Edouard d’Espalungue, acteur clé du dialogue entre le pape Benoît XVI et la fraternité Saint Pie X
Avec l’abbé Philippe Toulza, c’est toute la pensée, la théologie défendue par la fraternité Saint Pie X qui apparaît en filigrane. À la fois bienveillante à l’égard de l’ex-pape, vu comme un allié dans la lutte contre le relativisme, mais aussi dubitative vis-à-vis d’un Joseph Ratzinger jugé parfois trop timoré. Dans son passage sur le relativisme, l’abbé Toulza écrit : « La sécularisation ne va pas sans le relativisme : l’un et l’autre s’épaulent dans un jeu subtil. Benoît XVI a souhaité porter des coups de boutoir contre le relativisme. Tout le monde a en mémoire l’homélie de la messe pro eligéndo pontífice, le 18 avril 2005, au cours de laquelle le cardinal Joseph Ratzinger – qui allait être élu le lendemain – a prononcé ces mots : ‘Posséder une foi claire, selon le Credo de l’Église, est souvent défini comme du fondamentalisme”’.
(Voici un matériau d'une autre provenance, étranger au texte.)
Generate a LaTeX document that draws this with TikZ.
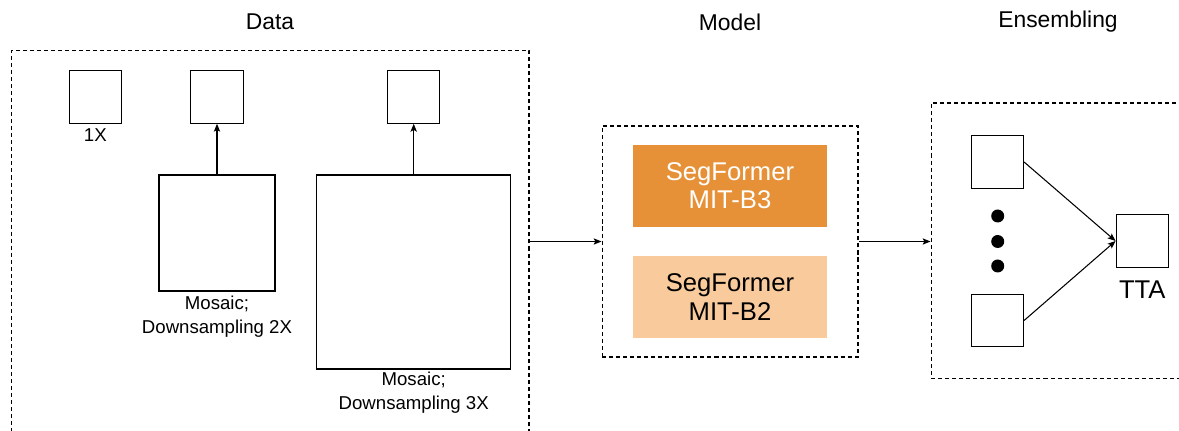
\documentclass[tikz,border=0pt]{standalone}
\usepackage{fontspec}
\setmainfont{Liberation Sans}
\usepackage{xcolor}
\usetikzlibrary{arrows.meta}
\usetikzlibrary{positioning}
\definecolor{segdark}{RGB}{230,145,56}
\definecolor{seglight}{RGB}{249,203,156}

\begin{document}
\begin{tikzpicture}[x=0.02cm,y=-0.02cm,
		frame/.style={draw,dash pattern=on 2.3pt off 1.7pt,line width=0.6pt},
		imgbox/.style={draw,line width=0.6pt,minimum size=#1},
		modelbox/.style={fill=#1,minimum width=3.88cm,minimum height=1.64cm,align=center,
			font=\fontsize{14.6}{16.1}\selectfont},
		title/.style={font=\fontsize{13}{15.6}\selectfont},
		lbl/.style={align=center,inner sep=0pt,font=\fontsize{10.6}{13.7}\selectfont},
		dot/.style={circle,fill=black,minimum size=0.26cm,inner sep=0pt},
		arr/.style={-{Stealth[length=4.5pt,width=3.6pt,inset=1pt]},line width=0.6pt}]
		\useasboundingbox (0,0) rectangle (1179,431);
		\clip (0,0) rectangle (1179,431);
		% titles
		\node[title] (tdata) at (270,22) {Data};
		\node[title] (tmodel) at (730,22) {Model};
		\node[title] (tens) at (1058,22) {Ensembling};
		% data
		\node[frame,minimum width=10.35cm,minimum height=8cm] (data) at (270.3,250) {};
		\node[imgbox=1.05cm] (one) at (95.3,97) {};
		\node[lbl] (lone) at (95.3,135) {1X};
		\node[imgbox=1.05cm] (small2) at (217,97) {};
		\node[imgbox=2.32cm] (big2) at (217,233) {};
		\node[lbl] (lbig2) at (217,317) {Mosaic;\\Downsampling 2X};
		\node[imgbox=1.05cm] (small3) at (413.7,97) {};
		\node[imgbox=3.88cm] (big3) at (413.7,272) {};
		\node[lbl] (lbig3) at (413.7,393) {Mosaic;\\Downsampling 3X};
		\draw[arr] (big2.north) -- (small2.south);
		\draw[arr] (big3.north) -- (small3.south);
		% model
		\node[frame,minimum width=5.12cm,minimum height=4.62cm] (model) at (730,241.5) {};
		\node[modelbox=segdark,text=white] (b3) at (730,186) {SegFormer\\MIT-B3};
		\node[modelbox=seglight] (b2) at (730,297) {SegFormer\\MIT-B2};
		\draw[arr] (data.east |- model.west) -- (model.west);
		% ensembling
		\node[frame,minimum width=5.1cm,minimum height=5.52cm] (ens) at (1058.5,241) {};
		\node[imgbox=1.05cm] (e1) at (997.3,162) {};
		\node[imgbox=1.05cm] (e2) at (997.3,320.5) {};
		\node[dot] (d1) at (997.7,216) {};
		\node[dot] (d2) at (997.7,241.5) {};
		\node[dot] (d3) at (997.7,266) {};
		\node[imgbox=1.05cm] (tta) at (1142.3,241) {};
		\node[font=\fontsize{14.6}{16.1}\selectfont] (ltta) at (1142.3,290) {TTA};
		\draw[arr] (model.east) -- (ens.west |- model.east);
		\draw[arr] (e1.east) -- (tta.west);
		\draw[arr] (e2.east) -- (tta.west);
	\end{tikzpicture}
\end{document}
Plus loin cependant, il regrette que « certaines initiatives pontificales ont hélas apporté beaucoup d’eau au moulin du relativisme : celles qui relèvent de l’œcuménisme et du dialogue interreligieux ». Ainsi, les autres religions, si elles ont effectivement un intérêt sur le plan de l’étude théologique, ne devraient en fait pas être considérées comme porteuses d’une vérité alternative. Le relativisme consistant à considérer chaque religion relativement à une autre aurait donc l’inconvénient de mettre sur le même plan des fois qui ne le sont pas ; un travers souvent ici reproché au dialogue œcuménique.
C’est donc grâce à Edouard d’Espalungue que l’on doit la publication de ces textes rares qui, de par leurs différences théologiques, permettent aux lecteurs de mieux appréhender la diversité et l’originalité du dialogue œcuménique, du pontificat de Benoît XVI jusqu’à aujourd’hui.